By Correspondent from Kazakhstan
Police patrols every 50 meters, steel fences and rapid response vehicles in squares: this is what downtown Almaty looks like on the anniversary of the bloody crackdown on the January popular uprising.
Remember those events(1):
On January 1, 2022, Kazakh authorities announced an increase in the prices of gasoline, which is massively used by motorists.
On January 2, a serious uprising broke out in Zhanaozen, a city of oil workers in the west of the country. A city that was reminiscent of police shootings of workers in 2011.
From January 3-5, protests engulfed the entire country. The most massive action took place in the country’s largest city – Almaty. Economic demands were replaced by political ones and protesters began to seize and destroy administrative buildings.
On January 6, 2022, the country’s president, Kossym-Jomart Tokayev, asked the CSTO (Collective Security Treaty Organization) countries to assist Kazakhstan’s security forces in suppressing the protests. Russia sent the largest contingent, 2 brigades and 1 division.
On January 7, after the start of street clashes with protesters, an order was announced. At the same time, the fighting continued for several more days, shots rang out, the bodies of dead protesters lay on the streets.
Today, Kazakh society has no comprehensive assessment of the events that have taken place. State propaganda gives a confusing conspiracy theory about “20,000 terrorists from abroad” and about an attempt by former President Nazarbayev’s close associates to seize power. Informal official circles support the version of the poor rural population, organized with money from criminal structures.

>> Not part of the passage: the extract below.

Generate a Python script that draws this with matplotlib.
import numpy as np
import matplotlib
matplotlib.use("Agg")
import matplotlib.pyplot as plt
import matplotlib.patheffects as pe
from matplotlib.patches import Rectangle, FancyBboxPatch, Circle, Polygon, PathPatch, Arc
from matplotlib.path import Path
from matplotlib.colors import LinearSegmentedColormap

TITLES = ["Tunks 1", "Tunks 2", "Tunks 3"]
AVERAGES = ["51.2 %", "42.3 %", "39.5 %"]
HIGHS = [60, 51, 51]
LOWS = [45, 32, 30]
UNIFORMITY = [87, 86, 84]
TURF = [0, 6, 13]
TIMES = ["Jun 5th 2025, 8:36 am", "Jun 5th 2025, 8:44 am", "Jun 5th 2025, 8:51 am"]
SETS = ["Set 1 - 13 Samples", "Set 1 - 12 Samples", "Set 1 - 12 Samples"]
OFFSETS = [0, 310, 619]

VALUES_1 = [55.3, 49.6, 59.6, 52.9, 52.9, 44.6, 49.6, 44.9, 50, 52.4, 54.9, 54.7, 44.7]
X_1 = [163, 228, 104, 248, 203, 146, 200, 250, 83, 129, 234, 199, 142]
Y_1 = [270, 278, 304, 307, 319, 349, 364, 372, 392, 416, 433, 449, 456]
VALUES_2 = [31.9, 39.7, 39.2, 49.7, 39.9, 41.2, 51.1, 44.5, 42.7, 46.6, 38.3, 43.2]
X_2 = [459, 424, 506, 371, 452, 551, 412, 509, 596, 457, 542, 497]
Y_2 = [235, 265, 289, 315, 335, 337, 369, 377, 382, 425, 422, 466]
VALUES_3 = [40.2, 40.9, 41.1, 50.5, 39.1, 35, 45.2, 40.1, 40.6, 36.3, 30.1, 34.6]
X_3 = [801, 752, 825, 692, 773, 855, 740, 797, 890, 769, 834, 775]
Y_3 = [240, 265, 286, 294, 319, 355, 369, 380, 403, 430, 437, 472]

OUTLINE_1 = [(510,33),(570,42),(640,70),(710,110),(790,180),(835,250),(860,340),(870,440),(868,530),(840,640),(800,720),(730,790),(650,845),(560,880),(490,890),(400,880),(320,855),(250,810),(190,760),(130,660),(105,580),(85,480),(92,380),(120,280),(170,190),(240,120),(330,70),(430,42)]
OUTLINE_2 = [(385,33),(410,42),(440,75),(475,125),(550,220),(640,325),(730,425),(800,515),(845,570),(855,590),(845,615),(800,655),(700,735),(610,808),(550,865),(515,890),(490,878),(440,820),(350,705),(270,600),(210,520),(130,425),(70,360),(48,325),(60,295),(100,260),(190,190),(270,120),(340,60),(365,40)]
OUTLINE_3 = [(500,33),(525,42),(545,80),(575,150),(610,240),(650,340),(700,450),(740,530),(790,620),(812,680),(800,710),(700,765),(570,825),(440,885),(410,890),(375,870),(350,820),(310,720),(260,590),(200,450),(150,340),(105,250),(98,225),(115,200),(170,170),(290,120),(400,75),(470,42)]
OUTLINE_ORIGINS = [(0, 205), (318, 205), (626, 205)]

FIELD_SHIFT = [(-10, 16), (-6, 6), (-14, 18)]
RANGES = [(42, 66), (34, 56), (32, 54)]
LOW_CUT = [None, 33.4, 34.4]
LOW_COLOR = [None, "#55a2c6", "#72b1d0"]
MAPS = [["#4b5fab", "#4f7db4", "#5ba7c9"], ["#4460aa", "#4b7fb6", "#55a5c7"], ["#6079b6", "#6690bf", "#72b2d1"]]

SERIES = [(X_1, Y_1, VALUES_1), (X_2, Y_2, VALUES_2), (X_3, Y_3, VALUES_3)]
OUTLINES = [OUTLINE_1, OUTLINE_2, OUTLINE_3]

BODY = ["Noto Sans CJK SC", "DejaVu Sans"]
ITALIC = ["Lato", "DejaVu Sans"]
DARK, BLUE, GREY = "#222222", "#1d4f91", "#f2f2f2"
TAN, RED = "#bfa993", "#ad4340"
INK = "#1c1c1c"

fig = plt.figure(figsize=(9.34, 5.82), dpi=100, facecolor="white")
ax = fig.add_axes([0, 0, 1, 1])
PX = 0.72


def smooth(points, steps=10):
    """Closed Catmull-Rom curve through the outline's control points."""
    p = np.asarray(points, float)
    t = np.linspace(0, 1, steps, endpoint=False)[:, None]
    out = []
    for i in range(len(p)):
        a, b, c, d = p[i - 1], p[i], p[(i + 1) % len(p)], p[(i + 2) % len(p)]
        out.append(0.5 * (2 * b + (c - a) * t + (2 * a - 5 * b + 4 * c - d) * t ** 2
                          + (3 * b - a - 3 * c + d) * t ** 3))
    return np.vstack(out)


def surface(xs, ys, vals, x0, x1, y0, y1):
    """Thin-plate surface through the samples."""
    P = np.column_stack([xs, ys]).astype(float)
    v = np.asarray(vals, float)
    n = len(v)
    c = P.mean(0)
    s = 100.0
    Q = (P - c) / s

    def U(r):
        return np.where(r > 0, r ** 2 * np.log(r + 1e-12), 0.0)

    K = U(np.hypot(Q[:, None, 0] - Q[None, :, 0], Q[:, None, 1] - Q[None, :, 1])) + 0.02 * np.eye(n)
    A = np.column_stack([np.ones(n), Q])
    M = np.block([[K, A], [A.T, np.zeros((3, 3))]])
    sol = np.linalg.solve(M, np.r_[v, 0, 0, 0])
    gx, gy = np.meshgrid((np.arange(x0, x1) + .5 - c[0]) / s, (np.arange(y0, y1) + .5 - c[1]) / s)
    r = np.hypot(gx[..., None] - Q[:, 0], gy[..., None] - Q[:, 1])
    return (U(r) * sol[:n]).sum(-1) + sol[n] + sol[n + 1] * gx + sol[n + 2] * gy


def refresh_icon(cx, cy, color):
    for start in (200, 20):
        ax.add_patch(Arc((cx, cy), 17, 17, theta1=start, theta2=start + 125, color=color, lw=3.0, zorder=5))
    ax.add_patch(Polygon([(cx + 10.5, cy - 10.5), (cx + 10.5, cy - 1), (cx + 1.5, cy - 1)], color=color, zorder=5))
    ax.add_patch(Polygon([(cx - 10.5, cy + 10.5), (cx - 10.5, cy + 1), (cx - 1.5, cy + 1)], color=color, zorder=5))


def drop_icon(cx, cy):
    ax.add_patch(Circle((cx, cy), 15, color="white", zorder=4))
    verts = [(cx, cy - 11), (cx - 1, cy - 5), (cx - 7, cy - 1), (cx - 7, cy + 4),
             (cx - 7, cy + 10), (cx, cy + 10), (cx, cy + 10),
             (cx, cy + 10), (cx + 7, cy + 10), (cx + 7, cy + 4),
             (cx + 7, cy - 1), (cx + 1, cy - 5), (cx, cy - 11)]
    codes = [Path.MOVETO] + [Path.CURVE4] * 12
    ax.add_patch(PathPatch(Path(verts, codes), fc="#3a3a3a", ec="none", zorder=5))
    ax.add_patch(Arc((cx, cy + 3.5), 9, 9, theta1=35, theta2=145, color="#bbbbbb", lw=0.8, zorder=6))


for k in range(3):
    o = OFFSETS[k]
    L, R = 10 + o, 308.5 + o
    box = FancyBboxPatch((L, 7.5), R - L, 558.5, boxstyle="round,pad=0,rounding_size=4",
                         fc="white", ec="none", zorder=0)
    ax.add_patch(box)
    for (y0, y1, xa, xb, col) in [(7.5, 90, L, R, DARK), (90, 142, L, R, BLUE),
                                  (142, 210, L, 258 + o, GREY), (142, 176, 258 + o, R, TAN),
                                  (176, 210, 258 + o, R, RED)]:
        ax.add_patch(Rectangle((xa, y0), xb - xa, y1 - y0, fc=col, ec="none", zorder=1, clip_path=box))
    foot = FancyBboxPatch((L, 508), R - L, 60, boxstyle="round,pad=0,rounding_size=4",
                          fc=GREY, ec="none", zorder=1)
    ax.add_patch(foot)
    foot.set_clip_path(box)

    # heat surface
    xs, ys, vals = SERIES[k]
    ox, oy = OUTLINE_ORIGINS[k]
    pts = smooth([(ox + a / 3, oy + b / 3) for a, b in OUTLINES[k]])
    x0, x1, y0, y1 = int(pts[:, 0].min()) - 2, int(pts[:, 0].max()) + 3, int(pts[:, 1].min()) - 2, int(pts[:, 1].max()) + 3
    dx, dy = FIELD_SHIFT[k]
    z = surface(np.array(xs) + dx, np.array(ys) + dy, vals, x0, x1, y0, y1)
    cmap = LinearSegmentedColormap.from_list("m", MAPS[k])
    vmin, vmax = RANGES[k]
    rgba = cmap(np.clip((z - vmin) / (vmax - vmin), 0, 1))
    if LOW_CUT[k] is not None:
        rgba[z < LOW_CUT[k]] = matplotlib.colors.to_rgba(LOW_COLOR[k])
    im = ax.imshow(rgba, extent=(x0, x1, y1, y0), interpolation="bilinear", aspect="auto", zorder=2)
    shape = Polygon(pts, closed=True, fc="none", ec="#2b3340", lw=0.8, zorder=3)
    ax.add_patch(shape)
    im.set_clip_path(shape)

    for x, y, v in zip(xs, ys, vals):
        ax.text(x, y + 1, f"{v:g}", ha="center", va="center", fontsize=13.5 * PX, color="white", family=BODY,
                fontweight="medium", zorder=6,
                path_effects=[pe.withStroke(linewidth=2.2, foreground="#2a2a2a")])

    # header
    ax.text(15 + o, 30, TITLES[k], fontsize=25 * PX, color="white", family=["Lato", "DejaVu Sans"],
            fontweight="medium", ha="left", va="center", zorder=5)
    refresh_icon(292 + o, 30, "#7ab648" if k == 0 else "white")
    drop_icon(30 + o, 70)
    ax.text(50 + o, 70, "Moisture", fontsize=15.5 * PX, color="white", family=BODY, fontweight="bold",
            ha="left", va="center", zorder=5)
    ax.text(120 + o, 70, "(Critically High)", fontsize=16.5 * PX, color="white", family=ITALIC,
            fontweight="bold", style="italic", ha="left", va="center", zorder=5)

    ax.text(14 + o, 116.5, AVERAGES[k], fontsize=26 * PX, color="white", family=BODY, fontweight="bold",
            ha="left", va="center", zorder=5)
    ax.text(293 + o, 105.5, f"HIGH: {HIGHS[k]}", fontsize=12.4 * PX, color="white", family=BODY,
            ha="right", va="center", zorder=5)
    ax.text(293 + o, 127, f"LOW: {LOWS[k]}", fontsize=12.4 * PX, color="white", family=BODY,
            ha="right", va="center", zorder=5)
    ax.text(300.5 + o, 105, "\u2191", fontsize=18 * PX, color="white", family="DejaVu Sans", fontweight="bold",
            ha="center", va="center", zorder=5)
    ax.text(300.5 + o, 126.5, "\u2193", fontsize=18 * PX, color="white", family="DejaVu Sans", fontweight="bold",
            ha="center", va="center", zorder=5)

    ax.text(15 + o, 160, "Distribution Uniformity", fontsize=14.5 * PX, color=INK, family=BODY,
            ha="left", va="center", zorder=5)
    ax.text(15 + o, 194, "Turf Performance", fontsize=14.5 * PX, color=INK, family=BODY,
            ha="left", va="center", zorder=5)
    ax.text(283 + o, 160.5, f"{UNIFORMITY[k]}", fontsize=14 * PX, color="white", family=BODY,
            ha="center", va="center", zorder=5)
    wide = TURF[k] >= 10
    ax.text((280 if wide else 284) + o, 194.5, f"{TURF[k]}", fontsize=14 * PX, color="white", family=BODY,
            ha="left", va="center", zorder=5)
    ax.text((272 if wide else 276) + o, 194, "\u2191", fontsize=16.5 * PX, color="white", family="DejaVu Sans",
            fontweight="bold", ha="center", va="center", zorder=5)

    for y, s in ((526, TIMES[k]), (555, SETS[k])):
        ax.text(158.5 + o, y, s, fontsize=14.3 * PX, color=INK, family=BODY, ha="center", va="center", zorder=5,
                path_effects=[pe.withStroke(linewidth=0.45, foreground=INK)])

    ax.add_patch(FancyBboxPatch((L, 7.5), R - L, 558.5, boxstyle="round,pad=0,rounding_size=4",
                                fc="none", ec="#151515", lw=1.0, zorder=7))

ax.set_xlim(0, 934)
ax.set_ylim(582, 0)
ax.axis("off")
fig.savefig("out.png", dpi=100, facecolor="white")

But the facts, the accounts of the direct participants, tell another story: people came out to defend their interests. Of course, the most unprotected segments of the population, whose standard of living depends directly on the slightest increase in prices, took part in the protest. Of course, there were provocations by criminal structures that, according to witnesses, tried to prevent the politicization of the protest, pressuring the activists to reduce everything to looting and robbery. But these provocations were not massive.

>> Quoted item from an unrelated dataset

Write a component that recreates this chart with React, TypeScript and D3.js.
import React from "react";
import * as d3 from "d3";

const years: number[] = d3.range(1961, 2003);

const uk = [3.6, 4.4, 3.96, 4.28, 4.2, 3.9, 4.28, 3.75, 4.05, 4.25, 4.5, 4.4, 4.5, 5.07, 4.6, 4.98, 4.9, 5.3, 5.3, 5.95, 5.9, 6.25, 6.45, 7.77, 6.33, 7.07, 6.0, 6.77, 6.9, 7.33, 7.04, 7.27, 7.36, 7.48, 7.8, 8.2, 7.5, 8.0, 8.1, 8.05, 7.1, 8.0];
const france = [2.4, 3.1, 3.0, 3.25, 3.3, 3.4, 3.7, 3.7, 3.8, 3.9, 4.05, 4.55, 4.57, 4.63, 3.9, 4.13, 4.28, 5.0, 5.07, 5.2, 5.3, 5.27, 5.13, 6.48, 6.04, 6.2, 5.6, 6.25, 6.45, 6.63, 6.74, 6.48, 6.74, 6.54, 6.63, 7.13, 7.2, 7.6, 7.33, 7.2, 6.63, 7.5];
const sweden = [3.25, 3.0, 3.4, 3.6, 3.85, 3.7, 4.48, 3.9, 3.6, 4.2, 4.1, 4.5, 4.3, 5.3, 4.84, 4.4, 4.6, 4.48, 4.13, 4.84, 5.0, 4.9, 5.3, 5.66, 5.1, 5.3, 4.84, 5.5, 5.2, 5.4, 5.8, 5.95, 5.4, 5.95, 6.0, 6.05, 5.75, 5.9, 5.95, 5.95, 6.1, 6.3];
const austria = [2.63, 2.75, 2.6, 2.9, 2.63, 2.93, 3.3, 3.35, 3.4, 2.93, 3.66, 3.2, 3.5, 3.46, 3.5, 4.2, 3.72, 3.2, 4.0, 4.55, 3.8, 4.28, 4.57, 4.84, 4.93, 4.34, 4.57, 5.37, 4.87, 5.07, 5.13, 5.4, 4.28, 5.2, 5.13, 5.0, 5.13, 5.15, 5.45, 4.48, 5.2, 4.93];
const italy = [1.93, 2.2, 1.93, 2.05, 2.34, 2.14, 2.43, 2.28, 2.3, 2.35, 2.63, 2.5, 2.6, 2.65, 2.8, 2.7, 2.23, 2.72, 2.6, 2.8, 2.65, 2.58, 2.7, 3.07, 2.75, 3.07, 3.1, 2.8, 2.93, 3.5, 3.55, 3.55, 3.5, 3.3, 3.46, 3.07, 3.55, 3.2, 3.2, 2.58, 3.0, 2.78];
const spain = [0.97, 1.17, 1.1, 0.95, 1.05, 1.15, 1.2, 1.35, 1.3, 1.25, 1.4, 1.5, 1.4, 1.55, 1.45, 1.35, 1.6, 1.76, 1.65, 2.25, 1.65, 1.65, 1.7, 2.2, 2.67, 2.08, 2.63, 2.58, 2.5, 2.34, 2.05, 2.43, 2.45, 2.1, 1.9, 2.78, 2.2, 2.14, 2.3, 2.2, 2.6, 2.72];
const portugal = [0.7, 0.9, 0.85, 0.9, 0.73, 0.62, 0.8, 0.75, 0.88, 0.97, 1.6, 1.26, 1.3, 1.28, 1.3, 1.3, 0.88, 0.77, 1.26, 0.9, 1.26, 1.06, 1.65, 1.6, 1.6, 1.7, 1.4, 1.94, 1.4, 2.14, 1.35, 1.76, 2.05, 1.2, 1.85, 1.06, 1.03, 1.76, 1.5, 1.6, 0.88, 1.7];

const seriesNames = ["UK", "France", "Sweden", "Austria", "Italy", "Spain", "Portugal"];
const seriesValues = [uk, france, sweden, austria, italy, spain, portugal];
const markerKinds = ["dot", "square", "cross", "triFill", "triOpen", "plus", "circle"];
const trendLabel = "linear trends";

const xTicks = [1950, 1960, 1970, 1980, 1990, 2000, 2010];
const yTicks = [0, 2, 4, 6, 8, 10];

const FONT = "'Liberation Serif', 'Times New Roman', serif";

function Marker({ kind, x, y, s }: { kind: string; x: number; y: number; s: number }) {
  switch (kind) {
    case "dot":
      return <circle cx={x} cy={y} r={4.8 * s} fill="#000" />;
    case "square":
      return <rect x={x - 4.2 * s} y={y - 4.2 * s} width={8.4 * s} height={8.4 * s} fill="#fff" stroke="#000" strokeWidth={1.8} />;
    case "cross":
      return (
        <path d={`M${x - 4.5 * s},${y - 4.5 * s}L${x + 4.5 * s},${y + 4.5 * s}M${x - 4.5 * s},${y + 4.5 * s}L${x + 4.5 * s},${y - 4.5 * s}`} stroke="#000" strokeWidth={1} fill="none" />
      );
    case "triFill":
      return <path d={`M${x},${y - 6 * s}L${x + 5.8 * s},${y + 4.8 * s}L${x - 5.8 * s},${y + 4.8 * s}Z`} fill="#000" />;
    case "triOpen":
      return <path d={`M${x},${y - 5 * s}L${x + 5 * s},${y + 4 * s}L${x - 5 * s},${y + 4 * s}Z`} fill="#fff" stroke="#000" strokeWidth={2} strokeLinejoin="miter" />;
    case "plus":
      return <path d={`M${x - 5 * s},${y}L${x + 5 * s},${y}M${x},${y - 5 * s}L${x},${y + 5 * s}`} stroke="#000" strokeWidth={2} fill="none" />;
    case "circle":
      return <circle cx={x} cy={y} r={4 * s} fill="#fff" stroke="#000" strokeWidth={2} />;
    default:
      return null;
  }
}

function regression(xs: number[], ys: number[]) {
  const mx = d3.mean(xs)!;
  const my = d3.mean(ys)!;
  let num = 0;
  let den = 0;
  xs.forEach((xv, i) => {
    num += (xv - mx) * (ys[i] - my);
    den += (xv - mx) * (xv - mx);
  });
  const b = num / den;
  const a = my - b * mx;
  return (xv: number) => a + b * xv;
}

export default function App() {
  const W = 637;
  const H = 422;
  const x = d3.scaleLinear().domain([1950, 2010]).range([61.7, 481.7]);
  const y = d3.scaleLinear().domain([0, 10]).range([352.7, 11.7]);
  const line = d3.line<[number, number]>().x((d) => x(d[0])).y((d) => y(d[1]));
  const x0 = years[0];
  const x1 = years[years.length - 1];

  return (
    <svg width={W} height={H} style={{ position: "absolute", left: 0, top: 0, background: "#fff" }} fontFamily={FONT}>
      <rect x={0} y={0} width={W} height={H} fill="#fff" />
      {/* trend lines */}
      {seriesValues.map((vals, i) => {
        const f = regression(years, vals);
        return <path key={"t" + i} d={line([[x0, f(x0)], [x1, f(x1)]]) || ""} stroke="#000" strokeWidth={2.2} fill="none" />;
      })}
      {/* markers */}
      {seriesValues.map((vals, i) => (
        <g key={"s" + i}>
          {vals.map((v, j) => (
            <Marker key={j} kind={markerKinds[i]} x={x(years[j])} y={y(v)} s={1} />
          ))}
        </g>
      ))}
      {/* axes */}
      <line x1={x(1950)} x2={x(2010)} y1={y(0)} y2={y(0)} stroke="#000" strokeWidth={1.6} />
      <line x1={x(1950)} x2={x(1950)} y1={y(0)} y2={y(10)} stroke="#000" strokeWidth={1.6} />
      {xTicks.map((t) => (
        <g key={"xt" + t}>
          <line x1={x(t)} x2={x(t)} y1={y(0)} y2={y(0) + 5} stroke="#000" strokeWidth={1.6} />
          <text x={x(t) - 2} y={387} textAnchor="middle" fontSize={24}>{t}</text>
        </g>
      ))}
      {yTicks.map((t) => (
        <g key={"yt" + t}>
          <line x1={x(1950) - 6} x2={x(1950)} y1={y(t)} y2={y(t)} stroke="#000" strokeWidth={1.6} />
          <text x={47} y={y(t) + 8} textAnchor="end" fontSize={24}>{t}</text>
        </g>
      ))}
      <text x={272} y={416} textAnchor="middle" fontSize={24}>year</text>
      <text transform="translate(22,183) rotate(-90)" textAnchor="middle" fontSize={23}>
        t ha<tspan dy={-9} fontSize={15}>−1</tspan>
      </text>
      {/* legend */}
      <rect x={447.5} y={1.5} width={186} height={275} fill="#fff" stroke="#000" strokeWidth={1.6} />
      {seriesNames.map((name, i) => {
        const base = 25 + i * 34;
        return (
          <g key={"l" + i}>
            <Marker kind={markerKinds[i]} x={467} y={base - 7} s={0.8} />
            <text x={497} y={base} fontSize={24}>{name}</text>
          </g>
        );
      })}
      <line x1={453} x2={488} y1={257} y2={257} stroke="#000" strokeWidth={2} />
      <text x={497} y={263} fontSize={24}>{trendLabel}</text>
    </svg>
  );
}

There was a massive demand for the resignation of the government, lower prices and the expulsion of the power structures close to the Nazarbayev family.

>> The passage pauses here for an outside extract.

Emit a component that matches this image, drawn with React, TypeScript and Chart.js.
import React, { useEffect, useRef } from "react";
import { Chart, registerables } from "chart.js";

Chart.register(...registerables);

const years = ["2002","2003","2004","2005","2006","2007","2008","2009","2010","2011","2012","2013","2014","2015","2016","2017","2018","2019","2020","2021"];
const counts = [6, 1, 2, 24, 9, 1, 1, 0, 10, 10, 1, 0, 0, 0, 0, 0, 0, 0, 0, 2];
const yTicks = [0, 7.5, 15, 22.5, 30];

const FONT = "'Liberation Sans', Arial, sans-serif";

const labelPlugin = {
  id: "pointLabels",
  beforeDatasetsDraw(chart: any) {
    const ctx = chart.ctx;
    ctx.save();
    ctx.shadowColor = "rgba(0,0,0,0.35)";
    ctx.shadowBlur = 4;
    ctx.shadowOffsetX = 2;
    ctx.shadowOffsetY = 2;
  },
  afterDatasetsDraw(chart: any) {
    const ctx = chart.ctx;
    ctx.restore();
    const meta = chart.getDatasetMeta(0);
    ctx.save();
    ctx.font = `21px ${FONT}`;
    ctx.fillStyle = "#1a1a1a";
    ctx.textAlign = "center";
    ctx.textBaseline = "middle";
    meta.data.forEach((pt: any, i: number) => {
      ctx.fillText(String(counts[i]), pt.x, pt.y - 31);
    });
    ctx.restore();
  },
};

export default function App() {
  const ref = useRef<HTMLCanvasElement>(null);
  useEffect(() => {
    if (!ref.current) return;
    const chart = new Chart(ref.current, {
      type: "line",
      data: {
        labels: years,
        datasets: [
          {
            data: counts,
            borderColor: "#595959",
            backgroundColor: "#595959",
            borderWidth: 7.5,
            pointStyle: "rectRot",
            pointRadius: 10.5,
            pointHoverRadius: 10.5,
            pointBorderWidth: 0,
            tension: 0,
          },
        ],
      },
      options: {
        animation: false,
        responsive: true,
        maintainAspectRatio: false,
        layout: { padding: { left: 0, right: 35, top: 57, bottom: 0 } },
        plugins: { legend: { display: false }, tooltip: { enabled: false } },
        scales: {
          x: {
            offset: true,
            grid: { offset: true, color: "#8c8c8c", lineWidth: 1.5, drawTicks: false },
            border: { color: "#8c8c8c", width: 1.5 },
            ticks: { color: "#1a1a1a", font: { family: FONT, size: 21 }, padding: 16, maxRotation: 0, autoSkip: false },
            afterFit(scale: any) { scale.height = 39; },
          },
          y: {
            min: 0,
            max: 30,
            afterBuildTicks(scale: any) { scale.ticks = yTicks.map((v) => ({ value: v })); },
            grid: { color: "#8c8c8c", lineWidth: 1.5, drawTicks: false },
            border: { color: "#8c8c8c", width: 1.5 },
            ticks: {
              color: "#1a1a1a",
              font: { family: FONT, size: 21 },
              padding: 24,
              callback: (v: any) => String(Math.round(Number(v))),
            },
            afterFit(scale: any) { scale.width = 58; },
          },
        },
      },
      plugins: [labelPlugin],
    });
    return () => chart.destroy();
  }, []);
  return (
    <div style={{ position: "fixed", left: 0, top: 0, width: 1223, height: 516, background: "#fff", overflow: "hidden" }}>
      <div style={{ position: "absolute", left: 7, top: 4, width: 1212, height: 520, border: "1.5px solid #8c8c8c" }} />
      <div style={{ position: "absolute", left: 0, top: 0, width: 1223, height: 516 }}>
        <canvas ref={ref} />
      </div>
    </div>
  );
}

Summing up, we can say the following: the protesters achieved the resignation of the government and the freezing of gasoline prices. At the same time, a large number of people were killed, injured and arrested. Tokayev strengthened his position by removing from the structures of power all the people with whom he was dissatisfied or who were too close to the former president.
From these protests, leftists in the post-Soviet sectors should learn the following lessons:
– Without a structure that can organize the masses, the protest is not able to identify clear demands or tactics. Without organization, power structures quickly divide and suppress centers of protest.
– Authoritarian regimes actively support each other in case of threat of revolution, forgetting about disagreements, preventing the emergence of freedom focal points.
– Leftist groups should prepare for the strategy and tactics of possible protests, based on available resources, to respond quickly and effectively to popular uprisings.